The bench of Justice Pranjal Das has observed that if confiscation proceedings u/s 111 of the Act are carried out by the Customs authorities with regard to the seized arecanuts – then in terms of section 124 of the Act, the petitioner is to be noticed and given a chance of hearing. Therefore, in any confiscation proceeding, the petitioner company is the purported owner of the arecanuts would be at liberty to produce all the documents in support of its contention, that the arecanuts should not be confiscated.
A writ petition was filed by a private company engaged in the business of sale and supply of areca nuts. The company had challenged the seizure of areca nuts and the truck transporting them, contending that the action of Customs authorities was illegal and without jurisdiction.
According to the petitioner, the areca nuts were lawfully procured from the local market in Hailakandi, Assam, and were being transported to the company’s own godown in Guwahati as a stock transfer supported by a delivery note. The company asserted that the goods were not intended for sale to any third party and that valid documents existed in support of the transportation.
The Customs Preventive Division intercepted the truck on November 6, 2025, and seized both the goods and the vehicle under Section 110 of the Customs Act on the ground that the areca nuts were suspected to be of foreign origin. The inventory prepared by Customs valued the seized goods at ₹43.13 lakh, while subsequent investigation records referred to the consignment as consisting of 480 bags weighing 33,600 kilograms with an estimated market value of around ₹2.22 crore.
The petitioner challenged the seizure on multiple grounds. It argued that Section 110 of the Customs Act permits seizure only when the officer has “reason to believe” that the goods are liable to confiscation, whereas the present seizure was based merely on suspicion. The company further contended that Customs authorities lacked jurisdiction to seize goods for alleged violations relating to GST compliance, such as non-generation of e-way bills, as such powers are vested in GST authorities under the GST regime.

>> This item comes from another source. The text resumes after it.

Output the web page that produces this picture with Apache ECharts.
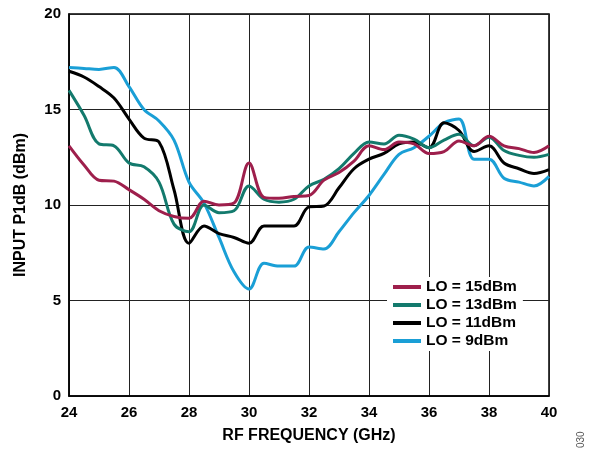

The petitioner also maintained that valid documents existed to establish the lawful origin and transportation of the goods and that no material had been disclosed by Customs to justify the formation of a reasonable belief regarding smuggling or illegal importation.
The Customs authorities defended the seizure, asserting that the interception was carried out based on specific intelligence relating to smuggling of areca nuts through the northeastern region. According to the department, no invoice, e-way bill, delivery challan, or other transport documents were produced by the person in charge of the vehicle at the time of interception.
The department further stated that the driver allegedly assaulted a Customs official during the operation and fled from the spot, thereby strengthening the suspicion that the goods were being transported unlawfully. Customs also pointed to the enormous quantity and value of the areca nuts, inconsistencies in the documents later produced, and the region’s vulnerability to cross-border smuggling activities.
The Court undertook a detailed analysis of Section 110 of the Customs Act and the judicial interpretation of the expression “reason to believe.” Referring to decisions of the Supreme Court, including Indru Ramchand Bharvani and State of Gujarat v. Mohanlal Jitamalji Porwal, the Court observed that the existence of reasonable belief must be assessed from the perspective of an experienced Customs officer based on the circumstances prevailing at the time of seizure.
The Court emphasized that judicial review cannot involve re-evaluating the sufficiency of the material that led to the formation of such belief, so long as relevant and germane material existed. It further held that the validity of the seizure must be judged on the basis of information available to the officer at the time of interception and not on documents produced subsequently.
The bench noted several circumstances that justified the Customs officer’s decision to invoke Section 110. These included the transportation of 33,600 kilograms of areca nuts packed in 480 bags, absence of transport documents at the time of interception, the alleged assault and subsequent disappearance of the driver, and the prevalence of areca nut smuggling in the northeastern region.
The Court also referred to the seizure report and panchanama, which recorded that no supporting legal documents were produced during the interception and that a police complaint had been lodged regarding the alleged assault on Customs personnel.
After examining the facts and legal principles, the High Court concluded that the Customs officer had bona fide reasons to believe that the goods were liable to confiscation and that the statutory requirement under Section 110 had been satisfied. Consequently, the Court upheld the seizure of the areca nuts and rejected the company’s request for their release.
At the same time, the Court clarified that if confiscation proceedings are initiated under Section 111 of the Customs Act, the petitioner must be given notice and an opportunity of hearing under Section 124 of the Act and would be entitled to produce all relevant documents in support of its claim that the goods should not be confiscated.
While sustaining the seizure of the areca nuts, the Court distinguished the position of the truck owner. Observing that the vehicle belonged to a separate individual who had not participated in the proceedings, the Court directed Customs authorities to release the truck upon verification of ownership and subject to suitable conditions, including furnishing of an appropriate bond.
With these observations, the writ petition was dismissed.